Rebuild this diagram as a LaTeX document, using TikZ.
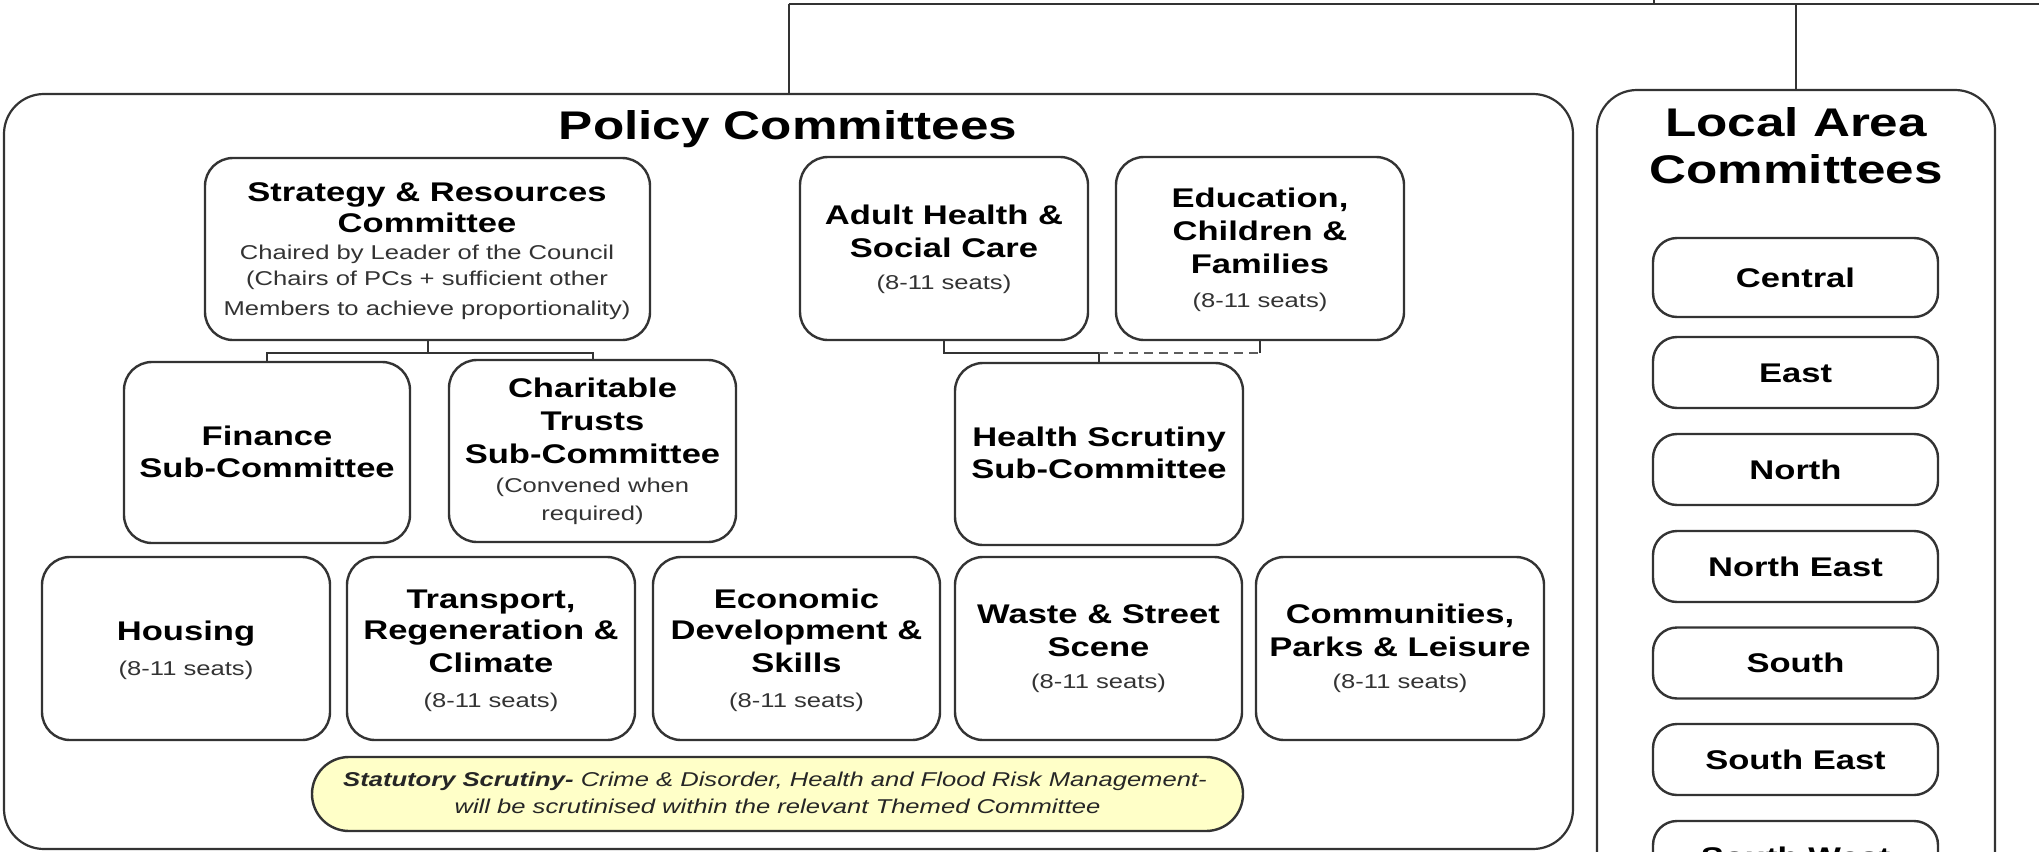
\documentclass[tikz,border=0pt]{standalone}
\usepackage{fontspec}
\setmainfont{Liberation Sans}[FakeStretch=1.28]
\definecolor{edge}{HTML}{333333}
\definecolor{smalltext}{HTML}{333333}
\definecolor{notefill}{HTML}{FFFFC8}
\tikzset{
  x=1pt, y=-1pt,
  outerbox/.style={draw=edge, line width=2.2pt, rounded corners=40pt, inner sep=0pt},
  box/.style={draw=edge, line width=2.4pt, rounded corners=28pt, fill=white, inner sep=0pt,
              minimum width=288, minimum height=183},
  areabox/.style={draw=edge, line width=2.4pt, rounded corners=24pt, fill=white, inner sep=0pt,
              minimum width=285, minimum height=71, text height=19.5pt, text depth=0pt,
              font=\fontsize{27}{31}\selectfont\bfseries},
  hd/.style={anchor=base, inner sep=0pt, font=\fontsize{27}{31}\selectfont\bfseries},
  sm/.style={anchor=base, inner sep=0pt, text=smalltext, font=\fontsize{20}{26}\selectfont},
  ttl/.style={anchor=base, inner sep=0pt, font=\fontsize{40}{46}\selectfont\bfseries},
  it/.style={anchor=base, inner sep=0pt, text=black!85, font=\fontsize{20}{26}\selectfont\itshape},
  link/.style={draw=edge, line width=2pt},
}
\begin{document}
\begin{tikzpicture}
\useasboundingbox (0,0) rectangle (2039,851);
\clip (0,0) rectangle (2039,851);
\fill[white] (0,0) rectangle (2039,851);

% outer containers
\node[outerbox, minimum width=1569, minimum height=755] (policy) at (788.5,471.5) {};
\node[outerbox, minimum width=398, minimum height=840] (local) at (1796,510) {};

% top connectors
\coordinate (j1) at (788.5,4);
\coordinate (edgeR) at (2039,4);
\coordinate (tickT) at (1654,0);
\coordinate (tickB) at (1654,4);
\draw[link] (j1) -- (edgeR);
\draw[link] (tickT) -- (tickB);
\draw[link] (j1) -- (policy.north);
\draw[link] (local.north |- j1) -- (local.north);

% titles
\node[ttl] (ptitle) at (788,139.3) {Policy Committees};
\node[ttl] (lt1) at (1796,136) {Local Area};
\node[ttl] (lt2) at (1796,183) {Committees};

% boxes
\node[box, minimum width=445, minimum height=182] (sr) at (427.5,249) {};
\node[box, minimum width=286, minimum height=181] (fin) at (267,452.5) {};
\node[box, minimum width=287, minimum height=182] (cht) at (592.5,451) {};
\node[box] (ahsc) at (944,248.5) {};
\node[box] (ecf) at (1260,248.5) {};
\node[box, minimum height=182] (hss) at (1099,454) {};
\node[box] (hou) at (186,648.5) {};
\node[box] (trc) at (491,648.5) {};
\node[box, minimum width=287] (eds) at (796.5,648.5) {};
\node[box, minimum width=287] (wss) at (1098.5,648.5) {};
\node[box] (cpl) at (1400,648.5) {};
\node[draw=edge, line width=2.4pt, fill=notefill, rounded corners=37pt, inner sep=0pt,
      minimum width=931, minimum height=74] (stat) at (777.5,794) {};

% connectors
\coordinate (srj) at ([yshift=-12pt]sr.south);
\draw[link] (sr.south) -- (srj);
\draw[link] (fin.north) |- (srj) -| (cht.north);
\coordinate (aj) at ([yshift=-12pt]ahsc.south);
\coordinate (hj) at (hss.north |- aj);
\coordinate (ej) at (ecf.south |- aj);
\draw[link] (ahsc.south) -- (aj) -- (hj) -- (hss.north);
\draw[link, draw=edge!80, dash pattern=on 9pt off 6pt] (hj) -- (ej);
\draw[link] (ej) -- (ecf.south);

% Strategy & Resources
\node[hd] (sr1) at (427,201) {Strategy \& Resources};
\node[hd] (sr2) at (427,232.7) {Committee};
\node[sm] (sr3) at (427,259) {Chaired by Leader of the Council};
\node[sm] (sr4) at (427,285) {(Chairs of PCs + sufficient other};
\node[sm] (sr5) at (427,315) {Members to achieve proportionality)};

% Finance
\node[hd] (fin1) at (267,445) {Finance};
\node[hd] (fin2) at (267,477) {Sub-Committee};

% Charitable Trusts
\node[hd] (cht1) at (592.5,397) {Charitable};
\node[hd] (cht2) at (592.5,430) {Trusts};
\node[hd] (cht3) at (592.5,463) {Sub-Committee};
\node[sm] (cht4) at (592.5,492) {(Convened when};
\node[sm] (cht5) at (592.5,520) {required)};

% Adult Health
\node[hd] (ah1) at (944,224) {Adult Health \&};
\node[hd] (ah2) at (944,257) {Social Care};
\node[sm] (ah3) at (944,289) {(8-11 seats)};

% Education
\node[hd] (ed1) at (1260,207) {Education,};
\node[hd] (ed2) at (1260,240) {Children \&};
\node[hd] (ed3) at (1260,273) {Families};
\node[sm] (ed4) at (1260,307) {(8-11 seats)};

% Health Scrutiny
\node[hd] (hs1) at (1099,446) {Health Scrutiny};
\node[hd] (hs2) at (1099,478) {Sub-Committee};

% bottom row
\node[hd] (ho1) at (186,640) {Housing};
\node[sm] (ho2) at (186,675) {(8-11 seats)};

\node[hd] (tr1) at (491,608) {Transport,};
\node[hd] (tr2) at (491,639) {Regeneration \&};
\node[hd] (tr3) at (491,672) {Climate};
\node[sm] (tr4) at (491,707) {(8-11 seats)};

\node[hd] (ec1) at (796.5,608) {Economic};
\node[hd] (ec2) at (796.5,639) {Development \&};
\node[hd] (ec3) at (796.5,672) {Skills};
\node[sm] (ec4) at (796.5,707) {(8-11 seats)};

\node[hd] (ws1) at (1098.5,623) {Waste \& Street};
\node[hd] (ws2) at (1098.5,656) {Scene};
\node[sm] (ws3) at (1098.5,688) {(8-11 seats)};

\node[hd] (cp1) at (1400,623) {Communities,};
\node[hd] (cp2) at (1400,656) {Parks \& Leisure};
\node[sm] (cp3) at (1400,688) {(8-11 seats)};

% statutory note
\node[it] (st1) at (775,786.7) {{\bfseries Statutory Scrutiny-} Crime \& Disorder, Health and Flood Risk Management-};
\node[it] (st2) at (777.5,813) {will be scrutinised within the relevant Themed Committee};

% local areas
\node[areabox, minimum height=79] (central) at (1795.5,277.5) {Central};
\node[areabox] (east) at (1795.5,372.5) {East};
\node[areabox] (north) at (1795.5,469.5) {North};
\node[areabox] (northeast) at (1795.5,566.5) {North East};
\node[areabox] (south) at (1795.5,663) {South};
\node[areabox] (southeast) at (1795.5,759.5) {South East};
\node[areabox] (southwest) at (1795.5,856.5) {South West};
\end{tikzpicture}
\end{document}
----
Restate the data above exactly, stripping out each image.

Rebuild this diagram as a LaTeX document, using TikZ.
\documentclass[tikz,border=0pt]{standalone}
\usepackage{fontspec}
\setmainfont{Liberation Sans}[FakeStretch=1.28]
\definecolor{edge}{HTML}{333333}
\definecolor{smalltext}{HTML}{333333}
\definecolor{notefill}{HTML}{FFFFC8}
\tikzset{
  x=1pt, y=-1pt,
  outerbox/.style={draw=edge, line width=2.2pt, rounded corners=40pt, inner sep=0pt},
  box/.style={draw=edge, line width=2.4pt, rounded corners=28pt, fill=white, inner sep=0pt,
              minimum width=288, minimum height=183},
  areabox/.style={draw=edge, line width=2.4pt, rounded corners=24pt, fill=white, inner sep=0pt,
              minimum width=285, minimum height=71, text height=19.5pt, text depth=0pt,
              font=\fontsize{27}{31}\selectfont\bfseries},
  hd/.style={anchor=base, inner sep=0pt, font=\fontsize{27}{31}\selectfont\bfseries},
  sm/.style={anchor=base, inner sep=0pt, text=smalltext, font=\fontsize{20}{26}\selectfont},
  ttl/.style={anchor=base, inner sep=0pt, font=\fontsize{40}{46}\selectfont\bfseries},
  it/.style={anchor=base, inner sep=0pt, text=black!85, font=\fontsize{20}{26}\selectfont\itshape},
  link/.style={draw=edge, line width=2pt},
}
\begin{document}
\begin{tikzpicture}
\useasboundingbox (0,0) rectangle (2039,851);
\clip (0,0) rectangle (2039,851);
\fill[white] (0,0) rectangle (2039,851);

% outer containers
\node[outerbox, minimum width=1569, minimum height=755] (policy) at (788.5,471.5) {};
\node[outerbox, minimum width=398, minimum height=840] (local) at (1796,510) {};

% top connectors
\coordinate (j1) at (788.5,4);
\coordinate (edgeR) at (2039,4);
\coordinate (tickT) at (1654,0);
\coordinate (tickB) at (1654,4);
\draw[link] (j1) -- (edgeR);
\draw[link] (tickT) -- (tickB);
\draw[link] (j1) -- (policy.north);
\draw[link] (local.north |- j1) -- (local.north);

% titles
\node[ttl] (ptitle) at (788,139.3) {Policy Committees};
\node[ttl] (lt1) at (1796,136) {Local Area};
\node[ttl] (lt2) at (1796,183) {Committees};

% boxes
\node[box, minimum width=445, minimum height=182] (sr) at (427.5,249) {};
\node[box, minimum width=286, minimum height=181] (fin) at (267,452.5) {};
\node[box, minimum width=287, minimum height=182] (cht) at (592.5,451) {};
\node[box] (ahsc) at (944,248.5) {};
\node[box] (ecf) at (1260,248.5) {};
\node[box, minimum height=182] (hss) at (1099,454) {};
\node[box] (hou) at (186,648.5) {};
\node[box] (trc) at (491,648.5) {};
\node[box, minimum width=287] (eds) at (796.5,648.5) {};
\node[box, minimum width=287] (wss) at (1098.5,648.5) {};
\node[box] (cpl) at (1400,648.5) {};
\node[draw=edge, line width=2.4pt, fill=notefill, rounded corners=37pt, inner sep=0pt,
      minimum width=931, minimum height=74] (stat) at (777.5,794) {};

% connectors
\coordinate (srj) at ([yshift=-12pt]sr.south);
\draw[link] (sr.south) -- (srj);
\draw[link] (fin.north) |- (srj) -| (cht.north);
\coordinate (aj) at ([yshift=-12pt]ahsc.south);
\coordinate (hj) at (hss.north |- aj);
\coordinate (ej) at (ecf.south |- aj);
\draw[link] (ahsc.south) -- (aj) -- (hj) -- (hss.north);
\draw[link, draw=edge!80, dash pattern=on 9pt off 6pt] (hj) -- (ej);
\draw[link] (ej) -- (ecf.south);

% Strategy & Resources
\node[hd] (sr1) at (427,201) {Strategy \& Resources};
\node[hd] (sr2) at (427,232.7) {Committee};
\node[sm] (sr3) at (427,259) {Chaired by Leader of the Council};
\node[sm] (sr4) at (427,285) {(Chairs of PCs + sufficient other};
\node[sm] (sr5) at (427,315) {Members to achieve proportionality)};

% Finance
\node[hd] (fin1) at (267,445) {Finance};
\node[hd] (fin2) at (267,477) {Sub-Committee};

% Charitable Trusts
\node[hd] (cht1) at (592.5,397) {Charitable};
\node[hd] (cht2) at (592.5,430) {Trusts};
\node[hd] (cht3) at (592.5,463) {Sub-Committee};
\node[sm] (cht4) at (592.5,492) {(Convened when};
\node[sm] (cht5) at (592.5,520) {required)};

% Adult Health
\node[hd] (ah1) at (944,224) {Adult Health \&};
\node[hd] (ah2) at (944,257) {Social Care};
\node[sm] (ah3) at (944,289) {(8-11 seats)};

% Education
\node[hd] (ed1) at (1260,207) {Education,};
\node[hd] (ed2) at (1260,240) {Children \&};
\node[hd] (ed3) at (1260,273) {Families};
\node[sm] (ed4) at (1260,307) {(8-11 seats)};

% Health Scrutiny
\node[hd] (hs1) at (1099,446) {Health Scrutiny};
\node[hd] (hs2) at (1099,478) {Sub-Committee};

% bottom row
\node[hd] (ho1) at (186,640) {Housing};
\node[sm] (ho2) at (186,675) {(8-11 seats)};

\node[hd] (tr1) at (491,608) {Transport,};
\node[hd] (tr2) at (491,639) {Regeneration \&};
\node[hd] (tr3) at (491,672) {Climate};
\node[sm] (tr4) at (491,707) {(8-11 seats)};

\node[hd] (ec1) at (796.5,608) {Economic};
\node[hd] (ec2) at (796.5,639) {Development \&};
\node[hd] (ec3) at (796.5,672) {Skills};
\node[sm] (ec4) at (796.5,707) {(8-11 seats)};

\node[hd] (ws1) at (1098.5,623) {Waste \& Street};
\node[hd] (ws2) at (1098.5,656) {Scene};
\node[sm] (ws3) at (1098.5,688) {(8-11 seats)};

\node[hd] (cp1) at (1400,623) {Communities,};
\node[hd] (cp2) at (1400,656) {Parks \& Leisure};
\node[sm] (cp3) at (1400,688) {(8-11 seats)};

% statutory note
\node[it] (st1) at (775,786.7) {{\bfseries Statutory Scrutiny-} Crime \& Disorder, Health and Flood Risk Management-};
\node[it] (st2) at (777.5,813) {will be scrutinised within the relevant Themed Committee};

% local areas
\node[areabox, minimum height=79] (central) at (1795.5,277.5) {Central};
\node[areabox] (east) at (1795.5,372.5) {East};
\node[areabox] (north) at (1795.5,469.5) {North};
\node[areabox] (northeast) at (1795.5,566.5) {North East};
\node[areabox] (south) at (1795.5,663) {South};
\node[areabox] (southeast) at (1795.5,759.5) {South East};
\node[areabox] (southwest) at (1795.5,856.5) {South West};
\end{tikzpicture}
\end{document}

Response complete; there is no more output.